The Quiksilver Goodwave won’t be running tomorrow. After an initial “Heads Up” call earlier this week for the possible running of this speciality event, the predicted swell is just too unpredictable to make a final call. It was always going to be on the small side of the spectrum for the Goodwave, but with the sandbank being so perfect at the moment, Quiksilver had to at least think about potentially running the event.
With official forecaster for the event, Spike from Wavescape‘s latest report looking likely to peak at only around 4ft at New Pier, it has been decided to notify competitors to not make the urgent hop over to Durban from whichever part of the country they are currently in.
Here’s Spike’s prediction:
“Make no mistake, this looks to be a really beautifully lined-up swell that should light up the open coastline in perfect winds, with perfect sand setups at many breaks. This swell has travelled 1900 miles, so pulses with very long gaps between sets, but a lot of energy when they break.”
But south swell for the New Pier is known to arrive smaller than predicted. The New Pier is tucked so far around the corner from the Bluff and harbor wall, that the slightest difference in swell angle and undersea bathymetry can mean a big difference in what materialises at the pier. The charts show a straight South swell at 180 degrees moving through the ocean at 11 feet with peak periods of 16 seconds.
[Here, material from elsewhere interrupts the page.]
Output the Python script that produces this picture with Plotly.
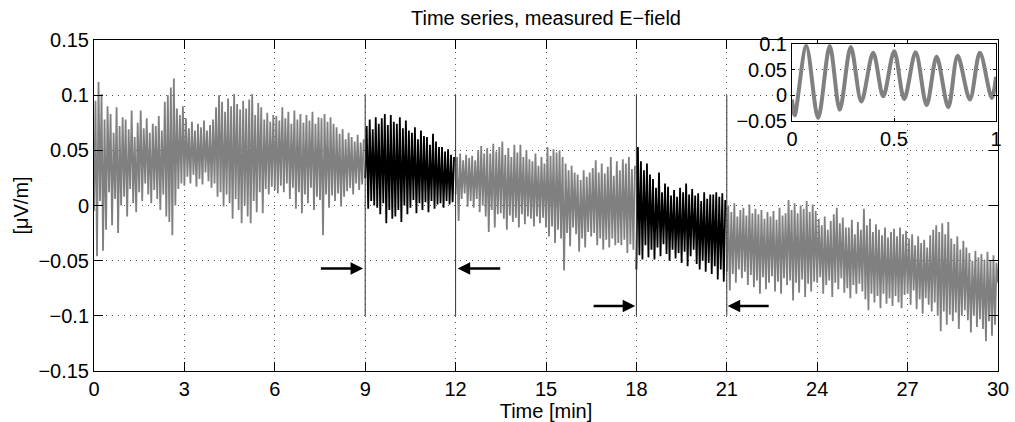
import plotly.graph_objects as go

# ---------------- data ----------------
# sampling grid of the drawn series (minutes)
seg_start_min = [0, 9, 12, 18, 21]
sample_step_min = 0.05

# measured E-field [uV/m], gray: 0-9 min
efield_a = [
    -0.005, 0.095, -0.046, 0.112, 0.004, 0.101, -0.041, 0.078, -0.022, 0.090,
    0.012, 0.083, -0.018, 0.066, 0.006, 0.089, -0.025, 0.072, 0.000, 0.080,
    0.008, 0.078, -0.010, 0.069, 0.015, 0.086, 0.002, 0.062, -0.006, 0.075,
    0.012, 0.086, 0.004, 0.070, 0.020, 0.079, 0.010, 0.066, 0.002, 0.074,
    0.014, 0.072, 0.006, 0.081, -0.004, 0.068, 0.010, 0.094, -0.010, 0.100,
    -0.015, 0.107, -0.027, 0.115, 0.000, 0.088, 0.015, 0.082, 0.020, 0.090,
    0.018, 0.079, 0.026, 0.070, 0.020, 0.076, 0.028, 0.068, 0.017, 0.074,
    0.024, 0.071, 0.019, 0.077, 0.030, 0.068, 0.022, 0.073, 0.016, 0.078,
    0.020, 0.089, 0.008, 0.100, 0.012, 0.094, -0.001, 0.085, 0.010, 0.097,
    0.002, 0.090, -0.012, 0.101, 0.006, 0.092, -0.004, 0.087, -0.016, 0.095,
    0.000, 0.088, -0.010, 0.096, -0.016, 0.101, 0.004, 0.082, -0.006, 0.093,
    0.012, 0.089, -0.007, 0.078, 0.015, 0.084, 0.010, 0.076, 0.017, 0.082,
    0.014, 0.081, 0.011, 0.077, 0.018, 0.089, 0.012, 0.079, 0.020, 0.085,
    0.006, 0.074, 0.016, 0.086, -0.003, 0.078, 0.012, 0.083, -0.007, 0.075,
    0.010, 0.082, 0.002, 0.077, 0.016, 0.085, -0.004, 0.074, 0.008, 0.080,
    0.005, 0.079, -0.027, 0.083, 0.010, 0.076, -0.002, 0.080, 0.009, 0.074,
    0.004, 0.071, 0.011, 0.065, -0.001, 0.069, 0.008, 0.060, 0.013, 0.066,
    0.016, 0.062, 0.010, 0.058, 0.020, 0.064, 0.014, 0.057, 0.019, 0.060,
]
# black: 9-12 min
efield_b = [
    0.025, 0.072, -0.003, 0.078, 0.004, 0.069, 0.000, 0.080, -0.002, 0.074,
    -0.008, 0.079, 0.002, 0.083, -0.016, 0.073, -0.004, 0.082, -0.012, 0.076,
    -0.010, 0.074, -0.004, 0.080, -0.015, 0.070, 0.000, 0.077, -0.008, 0.068,
    -0.002, 0.066, 0.005, 0.071, -0.007, 0.060, 0.002, 0.068, -0.004, 0.063,
    0.003, 0.062, -0.006, 0.055, 0.004, 0.065, -0.003, 0.058, 0.001, 0.053,
    0.002, 0.053, -0.002, 0.049, 0.004, 0.051, 0.001, 0.046, 0.003, 0.044,
]
# gray: 12-18 min
efield_c = [
    0.010, 0.044, -0.014, 0.047, 0.006, 0.041, 0.011, 0.046, -0.001, 0.043,
    0.004, 0.045, -0.002, 0.041, 0.006, 0.050, -0.006, 0.054, 0.000, 0.047,
    -0.010, 0.052, -0.024, 0.047, -0.004, 0.056, -0.020, 0.049, -0.008, 0.053,
    -0.007, 0.058, -0.012, 0.046, -0.022, 0.052, -0.009, 0.044, -0.015, 0.055,
    -0.011, 0.048, -0.020, 0.055, -0.008, 0.044, -0.017, 0.050, -0.010, 0.042,
    -0.012, 0.040, -0.019, 0.047, -0.010, 0.036, -0.016, 0.044, -0.011, 0.038,
    -0.020, 0.053, -0.028, 0.045, -0.019, 0.051, -0.034, 0.048, -0.022, 0.050,
    -0.030, 0.044, -0.059, 0.038, -0.025, 0.032, -0.037, 0.036, -0.020, 0.030,
    -0.026, 0.028, -0.042, 0.023, -0.030, 0.032, -0.038, 0.026, -0.024, 0.030,
    -0.028, 0.034, -0.025, 0.041, -0.036, 0.030, -0.030, 0.038, -0.040, 0.029,
    -0.031, 0.035, -0.038, 0.044, -0.030, 0.027, -0.036, 0.040, -0.034, 0.032,
    -0.036, 0.042, -0.031, 0.038, -0.043, 0.044, -0.035, 0.033, -0.040, 0.036,
]
# black: 18-21 min
efield_d = [
    -0.058, 0.053, -0.045, 0.040, -0.049, 0.032, -0.036, 0.038, -0.047, 0.028,
    -0.040, 0.024, -0.049, 0.016, -0.038, 0.030, -0.046, 0.012, -0.035, 0.020,
    -0.044, 0.017, -0.050, 0.009, -0.040, 0.014, -0.048, 0.008, -0.043, 0.016,
    -0.052, 0.012, -0.042, 0.020, -0.055, 0.010, -0.046, 0.015, -0.040, 0.009,
    -0.053, 0.011, -0.058, 0.004, -0.050, 0.012, -0.060, 0.006, -0.052, 0.010,
    -0.062, 0.010, -0.055, 0.012, -0.067, 0.008, -0.058, 0.011, -0.069, 0.005,
]
# gray: 21-30 min
efield_e = [
    -0.060, 0.000, -0.077, -0.006, -0.062, 0.002, -0.070, -0.010, -0.058, -0.004,
    -0.066, -0.002, -0.060, -0.009, -0.072, 0.001, -0.063, -0.007, -0.074, -0.003,
    -0.068, -0.008, -0.080, -0.004, -0.065, -0.012, -0.076, -0.006, -0.070, -0.010,
    -0.064, -0.005, -0.078, -0.013, -0.069, -0.002, -0.080, -0.009, -0.066, -0.007,
    -0.072, 0.005, -0.068, -0.004, -0.086, 0.002, -0.070, -0.007, -0.079, 0.000,
    -0.067, -0.003, -0.083, 0.004, -0.071, -0.006, -0.078, 0.001, -0.069, -0.005,
    -0.070, -0.012, -0.065, -0.018, -0.080, -0.010, -0.072, -0.022, -0.068, -0.014,
    -0.083, -0.008, -0.070, -0.002, -0.076, -0.016, -0.066, -0.011, -0.079, -0.020,
    -0.075, -0.020, -0.084, -0.013, -0.072, -0.026, -0.080, -0.015, -0.071, -0.022,
    -0.078, -0.003, -0.085, -0.018, -0.095, -0.012, -0.080, -0.024, -0.088, -0.017,
    -0.082, -0.022, -0.093, -0.027, -0.080, -0.020, -0.089, -0.029, -0.084, -0.024,
    -0.091, -0.021, -0.082, -0.028, -0.088, -0.020, -0.093, -0.026, -0.081, -0.023,
    -0.080, -0.030, -0.090, -0.026, -0.077, -0.036, -0.094, -0.028, -0.085, -0.034,
    -0.098, -0.031, -0.084, -0.038, -0.090, -0.027, -0.096, -0.022, -0.088, -0.018,
    -0.100, -0.024, -0.114, -0.016, -0.096, -0.026, -0.108, -0.015, -0.099, -0.030,
    -0.105, -0.035, -0.097, -0.028, -0.112, -0.040, -0.100, -0.032, -0.095, -0.038,
    -0.104, -0.043, -0.115, -0.050, -0.100, -0.041, -0.110, -0.047, -0.103, -0.044,
    -0.112, -0.049, -0.123, -0.042, -0.105, -0.050, -0.118, -0.045, -0.108, -0.052,
    -0.070,
]
segments = [efield_a, efield_b, efield_c, efield_d, efield_e]
segment_is_marked = [False, True, False, True, False]

# vertical markers at the interval borders
marker_times = [9, 12, 18, 21]
marker_lo = -0.1
marker_hi = 0.1

# arrows pointing at the markers
arrow_tail_t = [7.48, 13.53, 16.53, 22.44]
arrow_tip_t = [8.93, 12.07, 17.96, 21.03]
arrow_level = [-0.057, -0.057, -0.091, -0.091]

# inset: first second of the record (peaks / troughs)
inset_t = [0.0, 0.013, 0.07, 0.128, 0.185, 0.234, 0.288, 0.34, 0.398, 0.447,
           0.501, 0.55, 0.606, 0.66, 0.709, 0.766, 0.812, 0.872, 0.921, 0.979, 1.0]
inset_v = [-0.008, -0.039, 0.096, -0.044, 0.096, -0.028, 0.094, -0.012, 0.083, -0.002,
           0.086, -0.007, 0.084, -0.019, 0.075, -0.023, 0.077, -0.008, 0.083, -0.005, 0.036]

x_range = [0, 30]
y_range = [-0.15, 0.15]
x_ticks = [0, 3, 6, 9, 12, 15, 18, 21, 24, 27, 30]
y_ticks = [-0.15, -0.1, -0.05, 0, 0.05, 0.1, 0.15]
y_ticktext = ["\u22120.15", "\u22120.1", "\u22120.05", "0", "0.05", "0.1", "0.15"]
inset_x_ticks = [0, 0.5, 1]
inset_y_ticks = [-0.05, 0, 0.05, 0.1]
inset_y_ticktext = ["\u22120.05", "0", "0.05", "0.1"]

# ---------------- styling ----------------
GRAY = "#808080"
BLACK = "#000000"
FONT = "Liberation Sans, Arial, Helvetica, sans-serif"
FS = 20
GRID = dict(showgrid=True, gridcolor="#555555", gridwidth=1, griddash="1px,5px")

fig = go.Figure()

for start, vals, marked in zip(seg_start_min, segments, segment_is_marked):
    ts = [start + i * sample_step_min for i in range(len(vals))]
    fig.add_trace(go.Scatter(
        x=ts, y=vals, mode="lines",
        line=dict(color=BLACK if marked else GRAY, width=1.8),
        hoverinfo="skip", showlegend=False, xaxis="x", yaxis="y",
    ))

mx, my = [], []
for t in marker_times:
    mx += [t, t, None]
    my += [marker_lo, marker_hi, None]
fig.add_trace(go.Scatter(x=mx, y=my, mode="lines",
                         line=dict(color="#333333", width=1),
                         hoverinfo="skip", showlegend=False))

fig.add_trace(go.Scatter(x=inset_t, y=inset_v, mode="lines",
                         line=dict(color=GRAY, width=4, shape="spline", smoothing=0.9),
                         hoverinfo="skip", showlegend=False,
                         xaxis="x2", yaxis="y2"))

for t0, t1, v in zip(arrow_tail_t, arrow_tip_t, arrow_level):
    fig.add_annotation(x=t1, y=v, ax=t0, ay=v, xref="x", yref="y",
                       axref="x", ayref="y", text="", showarrow=True,
                       arrowhead=2, arrowsize=1.0, arrowwidth=2.5,
                       arrowcolor=BLACK, standoff=0)

# plot area in pixels: x 94..998, y 40..371
ins_x = [(792 - 94) / 904, (996 - 94) / 904]
ins_y = [(371 - 121) / 331, (371 - 44) / 331]

# white patch (in main-axis units) so the main grid does not show through the inset
fig.add_shape(type="rect", xref="x", yref="y",
              x0=x_range[0] + ins_x[0] * (x_range[1] - x_range[0]),
              x1=x_range[0] + ins_x[1] * (x_range[1] - x_range[0]),
              y0=y_range[0] + ins_y[0] * (y_range[1] - y_range[0]),
              y1=y_range[0] + ins_y[1] * (y_range[1] - y_range[0]),
              fillcolor="white", line=dict(width=0), layer="between")

axis_common = dict(showline=True, linecolor=BLACK, linewidth=1, mirror="ticks",
                   ticks="inside", tickcolor=BLACK, zeroline=False, automargin=False,
                   tickfont=dict(family=FONT, size=FS, color=BLACK))

fig.update_layout(
    width=1015, height=422,
    margin=dict(l=94, r=17, t=40, b=51, autoexpand=False),
    paper_bgcolor="white", plot_bgcolor="white",
    font=dict(family=FONT, size=FS, color=BLACK),
    showlegend=False,
    title=dict(text="Time series, measured E\u2212field", x=0.5, xref="paper",
               xanchor="center", y=1 - 18 / 422, yref="container", yanchor="middle",
               font=dict(family=FONT, size=FS, color=BLACK)),
    xaxis=dict(range=x_range, tickvals=x_ticks, ticklen=9,
               title=dict(text="Time [min]", standoff=1,
                          font=dict(family=FONT, size=FS, color=BLACK)),
               **GRID, **axis_common),
    yaxis=dict(range=y_range, tickvals=y_ticks, ticktext=y_ticktext, ticklen=9,
               title=dict(text="[\u03bcV/m]", standoff=4,
                          font=dict(family=FONT, size=FS, color=BLACK)),
               **GRID, **axis_common),
    xaxis2=dict(domain=ins_x, anchor="y2", range=[0, 1], tickvals=inset_x_ticks,
                ticklen=3, **GRID, **axis_common),
    yaxis2=dict(domain=ins_y, anchor="x2", range=[-0.05, 0.1], tickvals=inset_y_ticks,
                ticktext=inset_y_ticktext, ticklen=3, **GRID, **axis_common),
)

fig.write_html("out.html")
The anatomy of this particular swell, generated three days ago from a 940mb storm just off the Antarctic ice shelf, suggests it will wrap just enough on to the New Pier early Thursday at a lined up three feet (with exceptionally long gaps between sets), slowly increasing to 3-4’, with a small chance of slightly bigger ones.
There are three concerns with this swell:
1. Even if the swell forecast is 100% accurate, we’re in the low end of the Quiksilver Goodwave scale already. The slightest downgrade is problematic.
2. The peak winds in the originating storm blew south of a large area of galeforce Westerly, which means the swell had to pass through a large area of wind before it could propagate away from the storm. There may have been some decay.
3. Anecdotal evidence puts the scientific data under pressure. Past experience says that the swell model over-calls long period south swell (although this may be more to do with the geographical setup of the Durban harbor and undersea terrain), and under-calls cyclonic and even High Pressure-induced east swell.